Reproduce all of the data below without alteration; exclude every picture.

******************************

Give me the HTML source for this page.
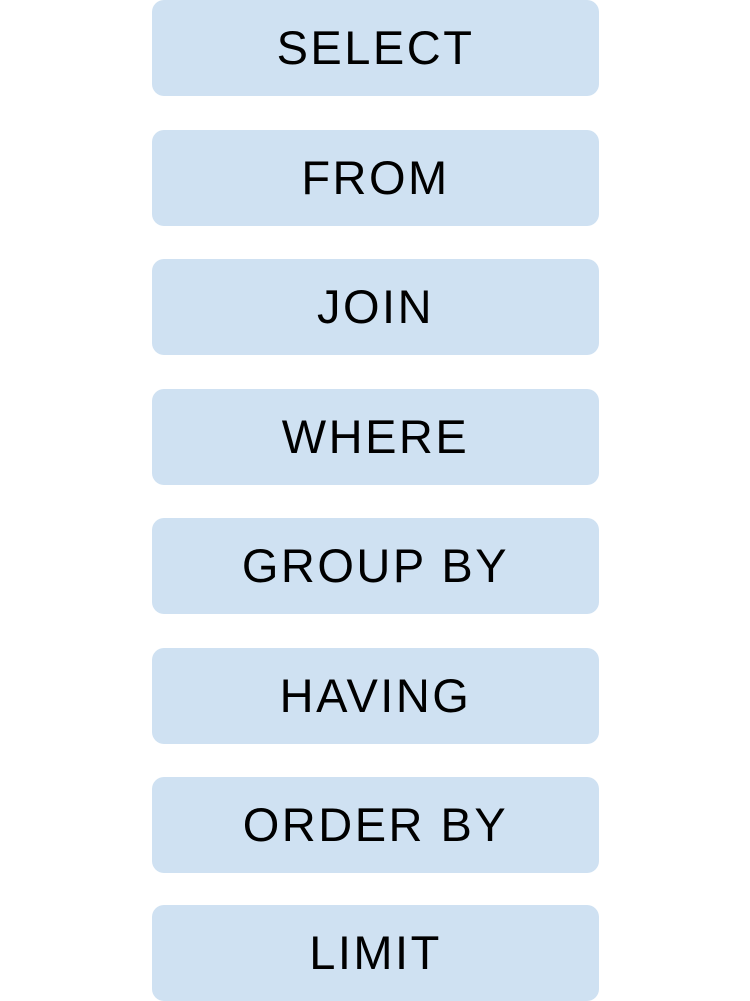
<!DOCTYPE html>
<html><head><style>
html,body{margin:0;padding:0;background:#fff;width:750px;height:1000px;overflow:hidden;}
.b{position:absolute;left:152px;width:447px;height:96px;border-radius:12px;background:#cfe1f2;
font-family:"Liberation Sans",sans-serif;font-size:47px;color:#000;text-align:center;line-height:96px;letter-spacing:2.5px;}
</style></head><body>
<div class="b" style="top:0px">SELECT</div>
<div class="b" style="top:130px">FROM</div>
<div class="b" style="top:259px">JOIN</div>
<div class="b" style="top:389px">WHERE</div>
<div class="b" style="top:518px">GROUP BY</div>
<div class="b" style="top:648px">HAVING</div>
<div class="b" style="top:777px">ORDER BY</div>
<div class="b" style="top:905px">LIMIT</div>
</body></html>
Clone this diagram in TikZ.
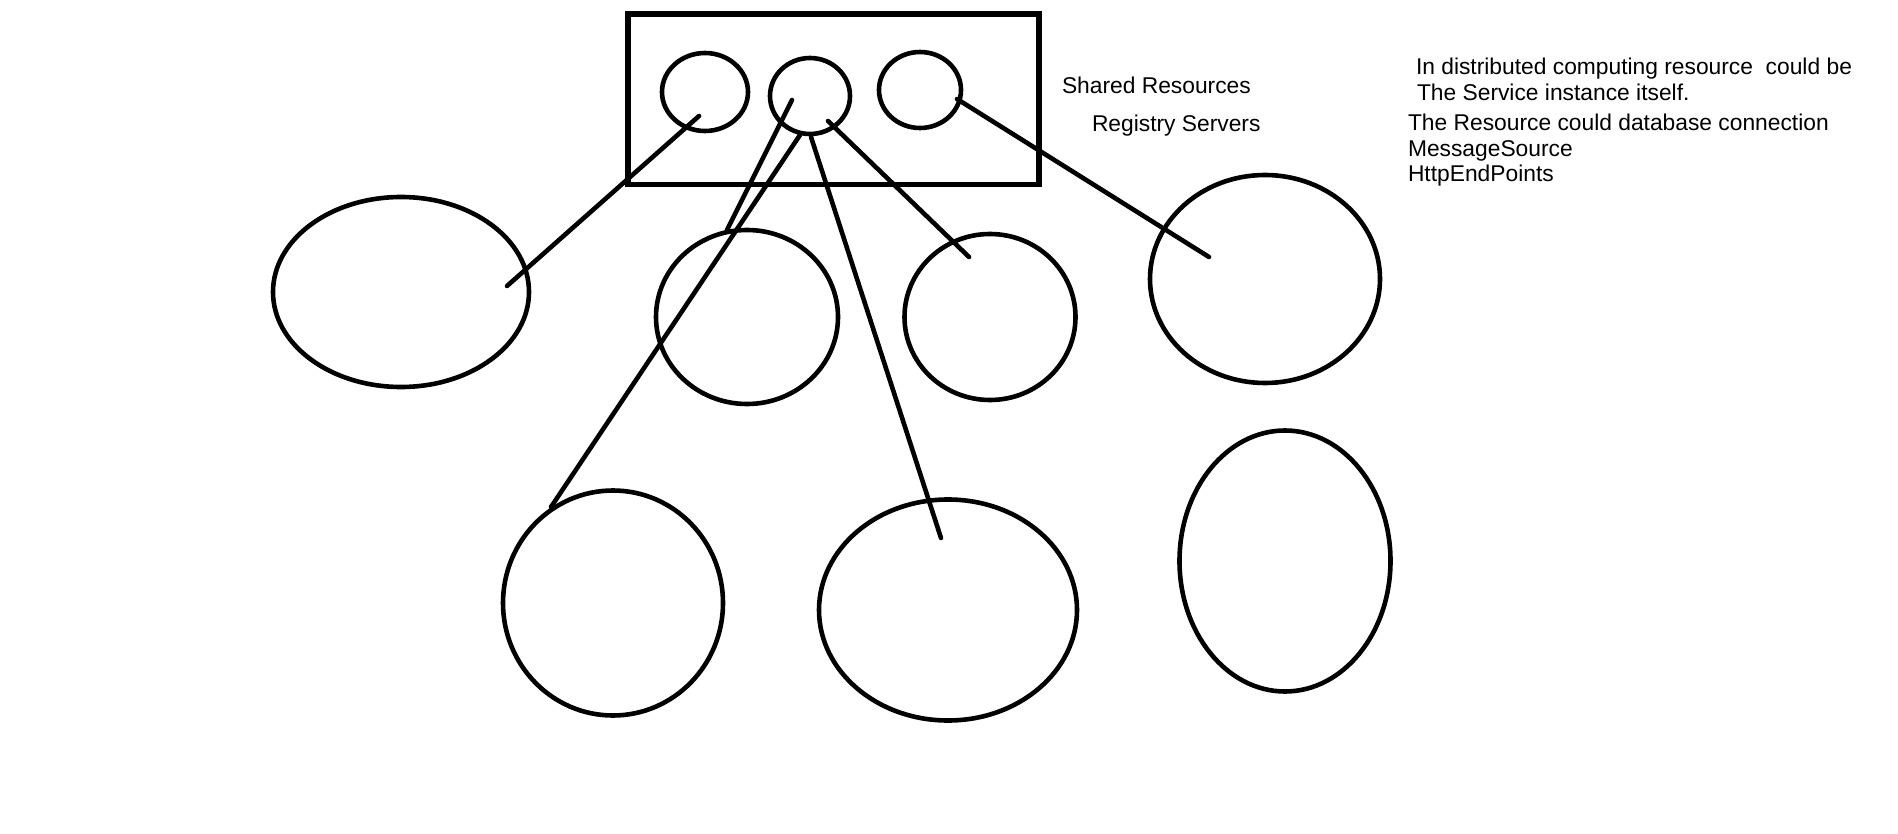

******************************

FINAL RESULT
Give me the HTML source for this page.
<!DOCTYPE html>
<html><head><style>
html,body{margin:0;padding:0;background:#fff;width:750px;height:1000px;overflow:hidden;}
.b{position:absolute;left:152px;width:447px;height:96px;border-radius:12px;background:#cfe1f2;
font-family:"Liberation Sans",sans-serif;font-size:47px;color:#000;text-align:center;line-height:96px;letter-spacing:2.5px;}
</style></head><body>
<div class="b" style="top:0px">SELECT</div>
<div class="b" style="top:130px">FROM</div>
<div class="b" style="top:259px">JOIN</div>
<div class="b" style="top:389px">WHERE</div>
<div class="b" style="top:518px">GROUP BY</div>
<div class="b" style="top:648px">HAVING</div>
<div class="b" style="top:777px">ORDER BY</div>
<div class="b" style="top:905px">LIMIT</div>
</body></html>
Clone this diagram in TikZ.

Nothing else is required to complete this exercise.